Reset the workspace buffer.

Parameters:

float_workspace_buffer (torch.Tensor) – The new float workspace buffer, the device of the new float workspace buffer should be the same as the device of the input tensors.
int_workspace_buffer (torch.Tensor) – The new int workspace buffer, the device of the new int workspace buffer should be the same as the device of the input tensors.

run(q: torch.Tensor, paged_kv_cache: torch.Tensor | Tuple[torch.Tensor, torch.Tensor], *args, q_scale: float | None = None, k_scale: float | None = None, v_scale: float | None = None, out: torch.Tensor | None = None, lse: torch.Tensor | None = None, return_lse: Literal[True] = True, enable_pdl: bool | None = None, window_left: int | None = None) → Tuple[torch.Tensor, torch.Tensor]

Compute batch decode attention between query and paged kv cache.

Parameters:

q (torch.Tensor) – The query tensor, shape: [batch_size, num_qo_heads, head_dim]
paged_kv_cache (Union[torch.Tensor, Tuple[torch.Tensor, torch.Tensor]]) –
The paged KV-Cache stored as a tuple of tensors or a single tensor:
- a tuple (k_cache, v_cache) of 4-D tensors, each with shape: [max_num_pages, page_size, num_kv_heads, head_dim] if kv_layout is NHD, and [max_num_pages, num_kv_heads, page_size, head_dim] if kv_layout is HND.
- a single 5-D tensor with shape: [max_num_pages, 2, page_size, num_kv_heads, head_dim] if kv_layout is NHD, and [max_num_pages, 2, num_kv_heads, page_size, head_dim] if kv_layout is HND. Where paged_kv_cache[:, 0] is the key-cache and paged_kv_cache[:, 1] is the value-cache.
*args – Additional arguments for the custom kernel.
q_scale (Optional[float]) – The calibration scale of query for fp8 input, if not provided, will be set to 1.0.
k_scale (Optional[float]) – The calibration scale of key for fp8 input, if not provided, will be set to 1.0.
v_scale (Optional[float]) – The calibration scale of value for fp8 input, if not provided, will be set to 1.0.
out (Optional[torch.Tensor]) – The output tensor, if not provided, will be allocated internally.
lse (Optional[torch.Tensor]) – The log-sum-exp of attention logits, if not provided, will be allocated internally.
return_lse (bool) – Whether to return the logsumexp of attention scores, defaults to False.
enable_pdl (bool) – Whether to enable Programmatic Dependent Launch (PDL). See https://docs.nvidia.com/cuda/cuda-c-programming-guide/#programmatic-dependent-launch-and-synchronization Only supported for >= sm90, and currently only for FA2 and CUDA core decode.

Returns:

If return_lse is False, the attention output, shape: [batch_size, num_qo_heads, head_dim]. If return_lse is True, a tuple of two tensors:

attention output, shape: [batch_size, num_qo_heads, head_dim]
logsumexp of attention scores, shape: [batch_size, num_qo_heads].

Return type:

Union[torch.Tensor, Tuple[torch.Tensor, torch.Tensor]]

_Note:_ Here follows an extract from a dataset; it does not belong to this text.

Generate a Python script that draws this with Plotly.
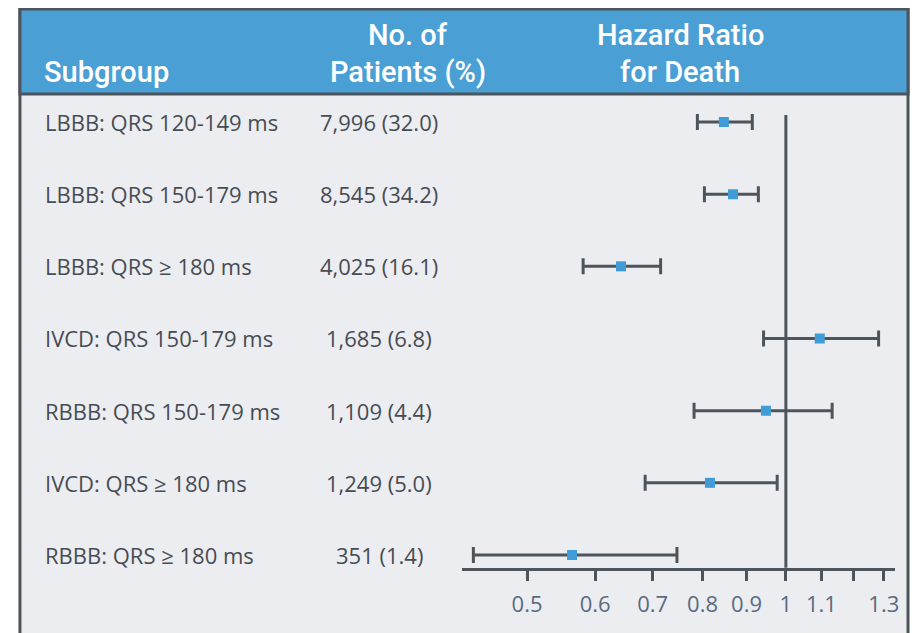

class flashinfer.decode.CUDAGraphBatchDecodeWithPagedKVCacheWrapper(workspace_buffer: torch.Tensor, indptr_buffer: torch.Tensor, indices_buffer: torch.Tensor, last_page_len_buffer: torch.Tensor, kv_layout: str = 'NHD', use_tensor_cores: bool = False)¶

CUDAGraph-compatible Wrapper class for decode attention with paged kv-cache (first proposed in vLLM) for batch of requests.

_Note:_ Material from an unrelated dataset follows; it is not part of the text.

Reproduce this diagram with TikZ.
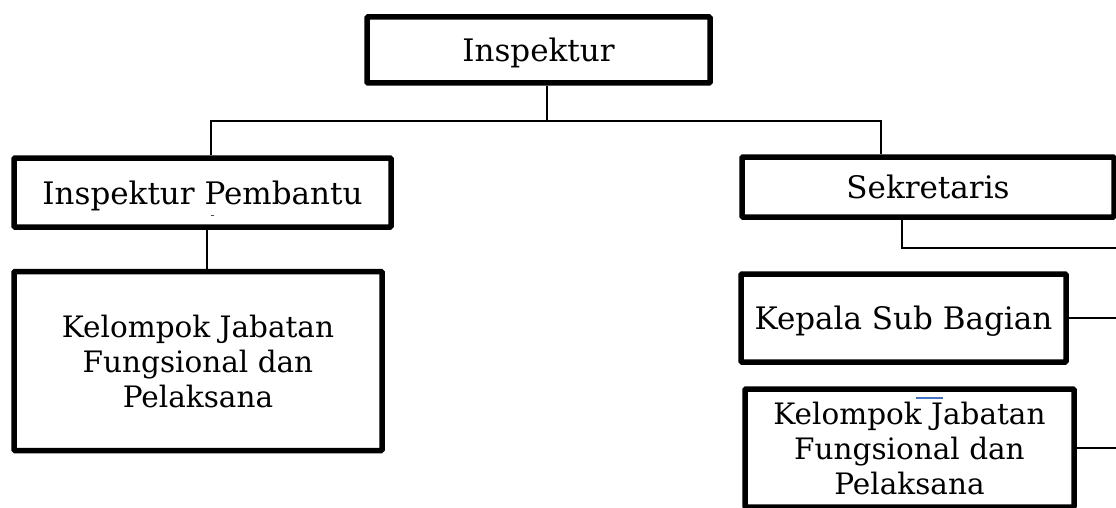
\documentclass[tikz,border=0pt]{standalone}
\usepackage{fontspec}
\setmainfont{DejaVu Serif}
\definecolor{wordblue}{RGB}{68,114,196}
\begin{document}
\begin{tikzpicture}[x=1pt,y=-1pt,
  box/.style={draw=black, line width=5.5pt, rounded corners=1pt, inner sep=0pt,
    align=center, font=\fontsize{31}{35}\selectfont, text depth=0pt},
  groupbox/.style={box, font=\fontsize{29.5}{35}\selectfont},
  conn/.style={draw=black, line width=1.4pt}]
\useasboundingbox (0,0) rectangle (1116,508);
\clip (0,0) rectangle (1116,508);
% boxes
\node[box, minimum width=343pt, minimum height=66pt] (insp) at (538.5,50) {Inspektur};
\node[box, minimum width=377pt, minimum height=69pt] (ip) at (202.5,192.5) {Inspektur Pembantu};
\node[groupbox, minimum width=368pt, minimum height=179pt] (kjl) at (198,361) {Kelompok Jabatan\\Fungsional dan\\Pelaksana};
\node[box, minimum width=372pt, minimum height=60pt] (sek) at (928,187) {Sekretaris};
\node[box, minimum width=325pt, minimum height=88pt] (ksb) at (903.5,318) {Kepala Sub Bagian};
\node[groupbox, minimum width=329pt, minimum height=118pt] (kjr) at (909.5,448) {Kelompok Jabatan\\Fungsional dan\\Pelaksana};
% helper coordinates
\coordinate (bar) at (547,121);
\coordinate (xl) at (211,0);
\coordinate (xr) at (881,0);
\coordinate (xip) at (207,0);
\coordinate (sekbar) at (902,248);
\coordinate (edge) at (1116,0);
% connectors
\draw[conn] (insp.south -| bar) -- (bar);
\draw[conn] (ip.north -| xl) |- (bar) -| (sek.north -| xr);
\draw[conn] (ip.south -| xip) -- (kjl.north -| xip);
\draw[conn] (sek.south -| sekbar) -- (sekbar) -- (sekbar -| edge);
\draw[conn] (ksb.east) -- (ksb.east -| edge);
\draw[conn] (kjr.east) -- (kjr.east -| edge);
% small marks
\draw[black!70, line width=0.8pt] (210.5,215) -- (213.5,215);
\draw[wordblue, line width=1.5pt] (916,398) -- (943,398);
\end{tikzpicture}
\end{document}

Note that this wrapper may not be as efficient as BatchDecodeWithPagedKVCacheWrapper because we won’t dispatch to different kernels for different batch sizes/sequence lengths/etc to accommodate the CUDAGraph requirement.

Check our tutorial for page table layout.

Note

The plan() method could not be captured by CUDAGraph.